Numerical integration of the Teukolsky equation in the time domain

Abstract

We present a fourth order convergent (2+1) numerical code to solve the Teukolsky equation in the time domain. Our approach is to rewrite the Teukolsky equation as a system of first order differential equations. In this way we get a system that has the form of an advection equation. This is used in combination with a series expansion of the solution in powers of time. To obtain a fourth order scheme we kept terms up to fourth derivative in time and use the advection-like system of differential equations to substitute the temporal derivatives by spatial derivatives.

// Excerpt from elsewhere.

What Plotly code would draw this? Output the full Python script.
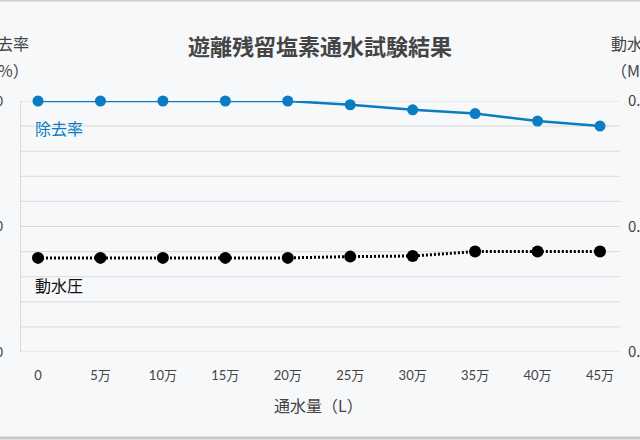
import plotly.graph_objects as go

categories = ["0", "5万", "10万", "15万", "20万", "25万", "30万", "35万", "40万", "45万"]
removal_rate = [100, 100, 100, 100, 100, 99.7, 99.3, 99.0, 98.4, 98.0]
pressure = [0.175, 0.175, 0.175, 0.175, 0.175, 0.176, 0.1765, 0.18, 0.18, 0.18]
left_ticks = [80, 90, 100]
right_ticks = [0.1, 0.2, 0.3]

FONT = "Noto Sans CJK JP"
BLUE = "#0a7cc2"
GRID = "#d9dadc"
TXT = "#444444"

fig = go.Figure()
fig.add_trace(go.Scatter(
    x=categories, y=removal_rate, mode="lines+markers", name="除去率",
    line=dict(color=BLUE, width=2.5), marker=dict(color=BLUE, size=11),
    yaxis="y", cliponaxis=False))
fig.add_trace(go.Scatter(
    x=categories, y=pressure, mode="lines+markers", name="動水圧",
    line=dict(color="black", width=3, dash="2px,2px"), marker=dict(color="black", size=12),
    yaxis="y2", cliponaxis=False))

fig.update_layout(
    width=640, height=440,
    margin=dict(l=21, r=20, t=101, b=88, autoexpand=False),
    paper_bgcolor="#f7f8fa", plot_bgcolor="#f7f8fa",
    showlegend=False,
    font=dict(family=FONT, color=TXT),
    title=dict(text="<b>遊離残留塩素通水試験結果</b>", x=0.5, xanchor="center",
               y=1 - 47 / 440, yanchor="middle",
               font=dict(size=22, color=TXT, family=FONT)),
    xaxis=dict(type="category", range=[-0.2722, 9.3203], showgrid=False, automargin=False,
               zeroline=False, showline=False, ticks="",
               tickfont=dict(size=13, color=TXT, family="Lato, " + FONT),
               ticklabelstandoff=14),
    yaxis=dict(range=[80, 100], tickvals=left_ticks, ticktext=[str(v) for v in left_ticks],
               showgrid=False, zeroline=False, showline=True, linecolor=GRID, linewidth=1,
               automargin=False,
               ticks="", tickfont=dict(size=14, color=TXT), ticklabelstandoff=14),
    yaxis2=dict(range=[0.1, 0.3], overlaying="y", side="right", automargin=False,
                tickvals=right_ticks, ticktext=[f"{v:.1f}" for v in right_ticks],
                showgrid=False, zeroline=False, showline=False, ticks="",
                tickfont=dict(size=15, color=TXT), ticklabelstandoff=7),
)

# horizontal gridlines every 2% of left axis (10 bands)
for i in range(11):
    v = 80 + 2 * i
    fig.add_shape(type="line", xref="paper", yref="y", x0=0, x1=1, y0=v, y1=v,
                  line=dict(color=GRID, width=1), layer="below")

# frame lines at top and bottom of the picture
fig.add_shape(type="line", xref="paper", yref="paper", x0=-0.1, x1=1.1,
              y0=1 + 101 / 251 - 0.5 / 251, y1=1 + 101 / 251 - 0.5 / 251,
              line=dict(color="#cfd0d2", width=2))
fig.add_shape(type="line", xref="paper", yref="paper", x0=-0.1, x1=1.1,
              y0=-(88 - 2) / 251, y1=-(88 - 2) / 251,
              line=dict(color="#c9cacc", width=3))

ann = [
    dict(text="除去率", x=31, y=43, xanchor="right", size=16, color=TXT),
    dict(text="（%）", x=31, y=70, xanchor="right", size=16, color=TXT),
    dict(text="動水圧", x=609, y=43, xanchor="left", size=16, color=TXT),
    dict(text="（MPa）", x=609, y=70, xanchor="left", size=16, color=TXT),
    dict(text="除去率", x=33, y=128, xanchor="left", size=16, color=BLUE),
    dict(text="動水圧", x=33, y=285, xanchor="left", size=16, color="#111111"),
    dict(text="通水量（L）", x=318, y=405, xanchor="center", size=16, color=TXT),
]
for a in ann:
    fig.add_annotation(text=a["text"], xref="paper", yref="paper",
                       x=(a["x"] - 21) / 599, y=(440 - 88 - a["y"]) / 251,
                       xanchor=a["xanchor"], yanchor="middle",
                       showarrow=False, font=dict(size=a["size"], color=a["color"], family=FONT))

fig.write_html("out.html", post_script="document.body.style.margin='0';",
               config={"displayModeBar": False})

A local stability study leads to a Courant factor of 1.5 for the nonrotating case. This scheme is used to evolve gravitational perturbations in Schwarzschild and Kerr backgrounds. Our numerical method proved to be fourth order convergent in r* and theta directions. The correct power-law tail, ~1/t^{2\ell+3}, for general initial data, and ~1/t^{2\ell+4}, for time symmetric data, was found in the simulations where the duration in time of the tail phase was long enough. We verified that it is crucial to resolve accurately the angular dependence of the mode at late times in order to obtain these values of the exponents in the power-law decay. In other cases, when the decay was too fast and round-off error was reached before a tail was developed, the quasinormal modes frequencies provided a test to determine the validity of our code.